Unpeeling the power of Independents: Part III

NEW YORK, 3:05P – The floor is open for comments. Jackie Salit, Lenora Fulani, and legal counsel Harry Kresky are on the stage, getting reports from the field. Comments pour in from the delegations. Nevada. California. Texas. New Jersey. New York. Pennsylvania. Illinois.
From l-r: Jackie Salit, president, IndependentVoting.org,
 Lenora Fulani, political activist and educator,
and Harry Kresky, attorney


One man is fired up – inspired by events in Egypt. He's now "walking like an Egyptian, talking like an Egyptian. Talking about revolution!"

The crowd laughs.


One woman details her experience trying to ask a question at a Bloomberg rally. Her "question" devolves into a rant that goes ever left. She is politely listened to by the panel, and politely suggested to step away from the mic. 
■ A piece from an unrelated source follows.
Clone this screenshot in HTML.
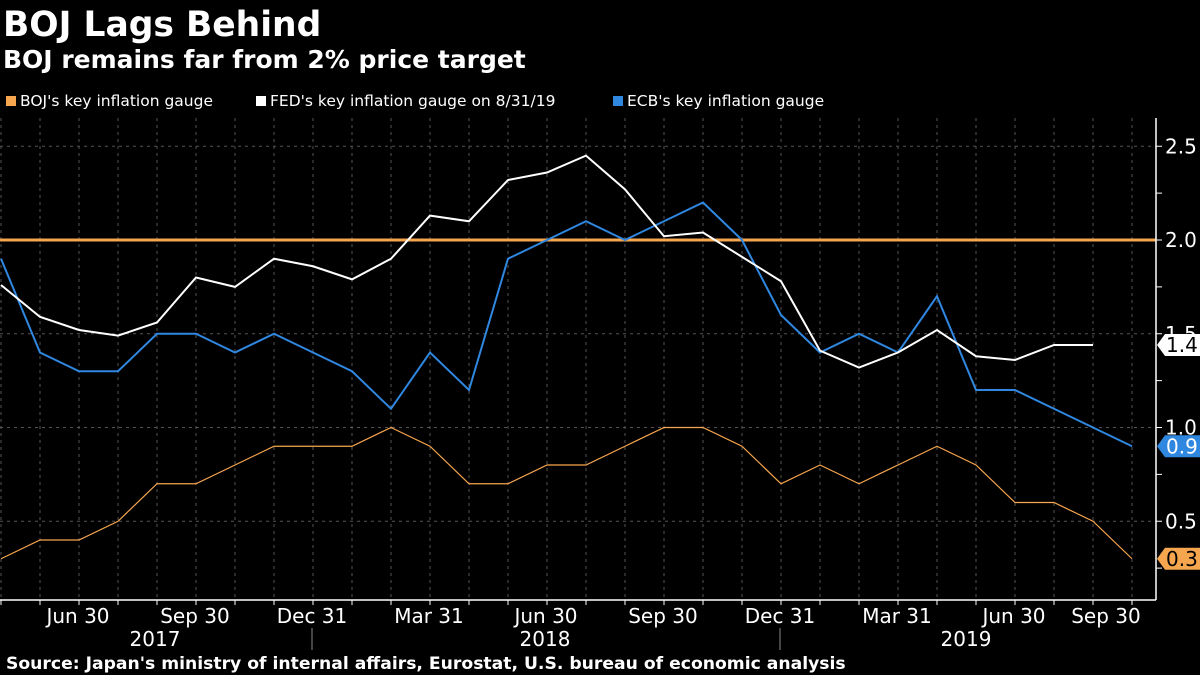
<!DOCTYPE html>
<html><head><meta charset="utf-8"><style>
body{margin:0;background:#000;width:1200px;height:675px;overflow:hidden;font-family:"DejaVu Sans","Liberation Sans",sans-serif;color:#fff}
</style></head><body>
<svg width="1200" height="675" xmlns="http://www.w3.org/2000/svg" style="position:absolute;left:0;top:0">
<text x="3" y="36" font-size="34.5" font-weight="bold" fill="#fff" font-family="DejaVu Sans, sans-serif">BOJ Lags Behind</text>
<text x="3" y="68" font-size="25" font-weight="bold" fill="#fff" font-family="DejaVu Sans, sans-serif">BOJ remains far from 2% price target</text>
<g font-size="15.5" fill="#fff">
<rect x="6" y="96" width="10" height="10" fill="#f6a64e"/><text x="20" y="106">BOJ's key inflation gauge</text>
<rect x="256" y="96" width="10" height="10" fill="#fff"/><text x="270" y="106">FED's key inflation gauge on 8/31/19</text>
<rect x="613" y="96" width="10" height="10" fill="#2f87e0"/><text x="627" y="106">ECB's key inflation gauge</text>
</g>
<g id="grid"></g><g id="series"></g><g id="axes"></g>
<text x="6" y="669" font-size="17.2" font-weight="bold" fill="#fff">Source: Japan's ministry of internal affairs, Eurostat, U.S. bureau of economic analysis</text>
</svg>
<script>
const boj=[0.3,0.4,0.4,0.5,0.7,0.7,0.8,0.9,0.9,0.9,1.0,0.9,0.7,0.7,0.8,0.8,0.9,1.0,1.0,0.9,0.7,0.8,0.7,0.8,0.9,0.8,0.6,0.6,0.5,0.3];
const ecb=[1.9,1.4,1.3,1.3,1.5,1.5,1.4,1.5,1.4,1.3,1.1,1.4,1.2,1.9,2.0,2.1,2.0,2.1,2.2,2.0,1.6,1.4,1.5,1.4,1.7,1.2,1.2,1.1,1.0,0.9];
const fed=[1.76,1.59,1.52,1.49,1.56,1.80,1.75,1.90,1.86,1.79,1.90,2.13,2.10,2.32,2.36,2.45,2.27,2.02,2.04,1.91,1.78,1.41,1.32,1.40,1.52,1.38,1.36,1.44,1.44];
const xLabels=["Jun 30","Sep 30","Dec 31","Mar 31","Jun 30","Sep 30","Dec 31","Mar 31","Jun 30","Sep 30"];
const xLabelIdx=[2,5,8,11,14,17,20,23,26,29];
const years=["2017","2018","2019"];
const yTicks=[0.5,1.0,1.5,2.0,2.5];
const target=2.0;
const NS="http://www.w3.org/2000/svg";
const X=i=>1+i*39, Y=v=>615-v*187.5;
function mk(p,t,a){const e=document.createElementNS(NS,t);for(const k in a)e.setAttribute(k,a[k]);p.appendChild(e);return e;}
const grid=document.getElementById('grid'),ser=document.getElementById('series'),ax=document.getElementById('axes');
for(let i=0;i<30;i++){const l=mk(grid,'line',{x1:X(i),x2:X(i),y1:118,y2:600,stroke:'#555','stroke-dasharray':'3,4','stroke-width':1});
}
yTicks.forEach(v=>{const l=mk(grid,'line',{x1:0,x2:1156,y1:Y(v),y2:Y(v),stroke:'#555','stroke-dasharray':'3,4'});
});
const t=mk(ser,'line',{x1:0,x2:1156,y1:Y(target),y2:Y(target),stroke:'#f6a64e','stroke-width':3});

function line(d,c,w,n){const p=mk(ser,'polyline',{points:d.map((v,i)=>X(i)+','+Y(v)).join(' '),fill:'none',stroke:c,'stroke-width':w});
}
line(boj,'#f6a64e',1.2,'boj-line');line(ecb,'#2f87e0',2,'ecb-line');line(fed,'#fff',2,'fed-line');
let a=mk(ax,'line',{x1:1156,x2:1156,y1:118,y2:600,stroke:'#fff','stroke-width':1.5});
a=mk(ax,'line',{x1:0,x2:1156,y1:600,y2:600,stroke:'#fff','stroke-width':1.5});
for(let v=0.25;v<=2.6;v+=0.25){mk(ax,'line',{x1:1156,x2:1162,y1:Y(v),y2:Y(v),stroke:'#fff'});}
yTicks.forEach(v=>{const e=mk(ax,'text',{x:1165,y:Y(v)+7,'font-size':20,fill:'#fff'});e.textContent=v.toFixed(1);
});
for(let i=0;i<30;i++)mk(ax,'line',{x1:X(i),x2:X(i),y1:600,y2:605,stroke:'#fff'});
xLabels.forEach((s,k)=>{let x=X(xLabelIdx[k])-1;if(x+34>1140)x=1140-34;
const e=mk(ax,'text',{x:x,y:623,'font-size':20,fill:'#fff','text-anchor':'middle'});e.textContent=s;
});
[155,545,966].forEach((x,k)=>{const e=mk(ax,'text',{x:x,y:646,'font-size':20,fill:'#fff','text-anchor':'middle'});e.textContent=years[k];
});
[312,780].forEach(x=>mk(ax,'line',{x1:x,x2:x,y1:628,y2:650,stroke:'#888'}));
function tag(v,bg,fg,n){const y=Y(v);mk(ax,'path',{d:`M1157,${y} L1165,${y-11} L1200,${y-11} L1200,${y+11} L1165,${y+11} Z`,fill:bg});
const e=mk(ax,'text',{x:1166,y:y+7,'font-size':20,fill:fg});e.textContent=v.toFixed(1);
}
tag(fed[fed.length-1],'#fff','#000','fed-last-value');tag(ecb[ecb.length-1],'#2f87e0','#fff','ecb-last-value');tag(boj[boj.length-1],'#f6a64e','#000','boj-last-value');
</script>
</body></html>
Another man asks what would it take to have a "big moment." He's happy that Prop 14 passed and open primaries will be the norm, but wanted to know what the next step was in terms of the "sizzle." 

"I don't think it [Prop 14] is just a big moment for California," Fulani said. "It's a big moment for the country.  But you can't skip over the basic hard work of what's created this room, and what's created this movement overall." 

Another man wants to know how to protect candidates during open primary processes, citing former Congresswoman Cynthia McKinney and perceived electoral shenanigans.

"You don't. This is a democracy," Fulani said. "I know a lot of people talked about Cynthia's campaign. A lot of people voted against her, a lot of black people. I looked at the numbers for this.

"People get elected to office, and then think they shouldn't get challenged," she continued. "You go out, and make your case. If you want to make your case, you have to go out there and make your case."

One woman asked if the tea party is good for independent voting. "Is there something you see from your vantage point that's very valuable, from your vantage here?"

Salit didn't think so, saying that "the tea party has been very good for the Republican Party. That's as much as we know so far."

Yes, there are some possible overlaps on some common issues, such as concern about the national debt, she continued. But that's about where the positive correlations end.

"There is a history in this country of social conservative movements exercising their muscle to influence the Republican Party," Salit said. "I think that's what's going on now."

The lines to jump on the mic are steady. By 3:40P, the room starts to thin. Those who remain are fixed, with heads nodding with resonant comments.

'There is this unraveling of the old social compact and two parties trying to fight it out," Kresky said. "It's pretty clear we need something new. in many ways, that's why we're here." 

One man comes to the mic, without a question, but full of comments. about 5 1/2 minutes later, he sits down, after making a pitch for approval voting

Another man argues that perhaps independents still need a party, because people are geared toward institutions. Families can live together, and operate as a family, but there's still an expectation that there should be a marriage, he said. Like parties, he said, people get married.

"And then they divorce," Fulani shot back, to the applause of the crowd. 

The segment wraps at 4P, right when the whispers in the crowd

"Political system is out of whack with where the country is at," said Salit, alluding to recent reports showing that independent voters compose the majority of the American electorate. "Part of the reason we don't predict the outcome is that it's not predictable."